Saturday morning, after a breakfast of pain au chocolat from Le Blanc bakery in Arles and fougasse from the Fassy bakery in Maillane, Betty and I strolled around the open air market. Then it was time to get back to give her enough time to pack her bags for their return to Paris and the trip home.
As I sit writing this on Sunday evening, they are already back in Indianapolis, Betty's new home, Alexandria for Alex and David and Durham for Tom. I want them to know that I enjoyed every minute of our time together and hope to see them all again soon. Watch out for elephants, David, since you did not buy the elephant hunting gun... I hope they were able to glimpse the magic of this place and that the food and wine lived up to their expectations. Betty, Yolanda and I will be there as soon as we can! We will need to start planning for the 2010 trip!
Here's my Thanksgiving recipe.
Tian de Potimarron (Baked Squash)
The squash, the pumpkin, and all its varieties are an import from the New World. But this fall vegetable has been around Provence for at least 200 years. The most popular preparations are either in soup/potage or as a gratin or tian. In Provence, there are now many different squash available on the market. The most abundant is the potiron which most resembles a pumpkin, but has a slightly more watery flesh. This grows to quite large proportions and the vegetable sellers sell it by the kilo, in large slices. More rare, but much more flavorful with a meatier flesh, is the potimarron. It can be either orange or green skinned, and is 6-10 inches in diameter, and quite dense.
1/2 cup olive oil
3 slices of bacon cut in 1/4 inch (1cm) short strips
2 onions minced
One 1 1/2 kilo (3 pound) squash peeled, sliced and cut into 3/4 inch (4 cm) cubes
2 bay leaves
2 garlic cloves crushed and minced
Nutmeg, freshly grated, if possible
Salt and pepper, as needed
3 tablespoons of honey (you can use a strongly flavored honey like chestnut, or a milder one, depending on availability and your preference)

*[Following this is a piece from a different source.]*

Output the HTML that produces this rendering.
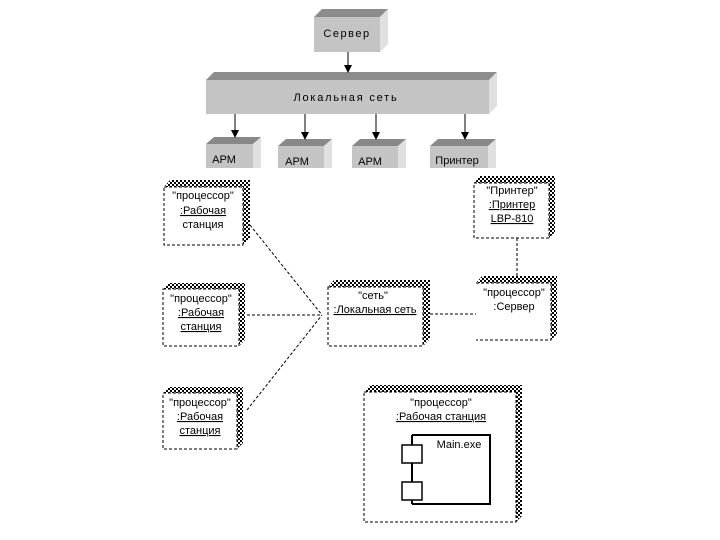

In a large frying pan, pour in enough olive oil to cover the bottom, reserving the rest for later. Turn your flame up to medium high, and add the bacon bits and onions. Sauté until the onions are sweated and the bacon cooked. Add the squash and the remaining oil, and sauté over a medium flame, allowing them to lightly brown, for 10-15 minutes. They should start to become tender.

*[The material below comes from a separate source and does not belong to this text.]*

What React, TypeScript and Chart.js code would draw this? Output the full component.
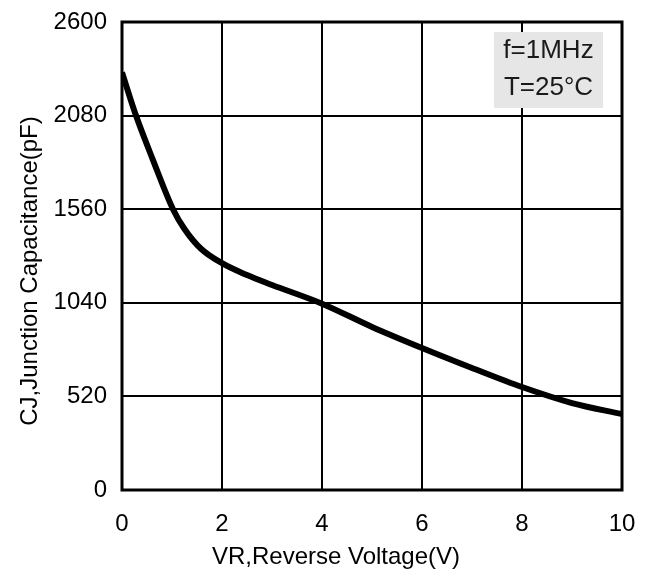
import React, { useEffect, useRef } from "react";
import { Chart, registerables } from "chart.js";

Chart.register(...registerables);

const voltage = [0, 0.28, 0.62, 1.02, 1.25, 1.58, 2, 2.5, 3, 4, 5, 6, 7, 8, 9, 10];
const capacitance = [2320, 2080, 1833, 1560, 1450, 1340, 1260, 1194, 1139, 1035, 906, 789, 678, 572, 483, 422];
const xTicks = [0, 2, 4, 6, 8, 10];
const yTicks = [0, 520, 1040, 1560, 2080, 2600];
const noteLines = ["f=1MHz", "T=25°C"];
const xTitle = "VR,Reverse Voltage(V)";
const yTitle = "CJ,Junction Capacitance(pF)";

const FONT = "'Liberation Sans', Arial, sans-serif";

const framePlugin = {
  id: "frameAndNote",
  afterDatasetsDraw(chart: any) {
    const { ctx, chartArea } = chart;
    ctx.save();
    ctx.strokeStyle = "#000";
    ctx.lineWidth = 3;
    ctx.strokeRect(chartArea.left, chartArea.top, chartArea.right - chartArea.left, chartArea.bottom - chartArea.top);
    // note box
    const bw = 109;
    const bh = 76;
    const bx = chartArea.right - 19 - bw;
    const by = chartArea.top + 10;
    ctx.fillStyle = "#e6e6e6";
    ctx.fillRect(bx, by, bw, bh);
    ctx.fillStyle = "#1a1a1a";
    ctx.font = `26px ${FONT}`;
    ctx.textAlign = "center";
    ctx.textBaseline = "middle";
    noteLines.forEach((t, i) => {
      ctx.fillText(t, bx + bw / 2, by + 19 + i * 37);
    });
    // axis titles
    ctx.fillStyle = "#000";
    ctx.font = `24px ${FONT}`;
    const cx = (chartArea.left + chartArea.right) / 2 - 36;
    ctx.fillText(xTitle, cx, chart.height - 14);
    ctx.translate(30, (chartArea.top + chartArea.bottom) / 2 + 15);
    ctx.rotate(-Math.PI / 2);
    ctx.fillText(yTitle, 0, 0);
    ctx.restore();
  },
};

export default function App() {
  const ref = useRef<HTMLCanvasElement>(null);
  useEffect(() => {
    if (!ref.current) return;
    const chart = new Chart(ref.current, {
      type: "line",
      data: {
        datasets: [
          {
            data: voltage.map((v, i) => ({ x: v, y: capacitance[i] })),
            borderColor: "#000",
            borderWidth: 6,
            pointRadius: 0,
            tension: 0.4,
            cubicInterpolationMode: "monotone",
            fill: false,
          },
        ],
      },
      options: {
        animation: false,
        responsive: true,
        maintainAspectRatio: false,
        layout: { padding: { top: 22, right: 33, left: 0, bottom: 0 } },
        plugins: { legend: { display: false }, tooltip: { enabled: false } },
        scales: {
          x: {
            type: "linear",
            min: 0,
            max: 10,
            afterBuildTicks: (scale: any) => {
              scale.ticks = xTicks.map((v) => ({ value: v }));
            },
            afterFit: (scale: any) => {
              scale.height = 81;
              scale.paddingLeft = 0;
              scale.paddingRight = 0;
            },
            grid: { color: "#000", lineWidth: 2, drawTicks: false },
            border: { display: false },
            ticks: {
              color: "#000",
              font: { family: FONT, size: 24 },
              padding: 20,
              maxRotation: 0,
              callback: (v: any) => String(v),
            },
          },
          y: {
            type: "linear",
            min: 0,
            max: 2600,
            afterBuildTicks: (scale: any) => {
              scale.ticks = yTicks.map((v) => ({ value: v }));
            },
            afterFit: (scale: any) => {
              scale.width = 122;
              scale.paddingTop = 0;
              scale.paddingBottom = 0;
            },
            grid: { color: "#000", lineWidth: 2, drawTicks: false },
            border: { display: false },
            ticks: {
              color: "#000",
              font: { family: FONT, size: 24 },
              padding: 15,
              callback: (v: any) => String(v),
            },
          },
        },
      },
      plugins: [framePlugin],
    } as any);
    return () => chart.destroy();
  }, []);
  return (
    <div style={{ position: "absolute", left: 0, top: 0, width: 655, height: 571, background: "#fff" }}>
      <canvas ref={ref} />
    </div>
  );
}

Remove the squash from the flame, fold in the bay leaves, the minced garlic, and nutmeg. Salt and pepper to taste. Transfer to a baking dish/tian/gratin dish and place in the oven at 400F or 200C. Let bake for 30 minutes, or till tender. When just about done, drizzle the honey over the top, return to the oven and bake for another 10 minutes or until the honey caramelizes.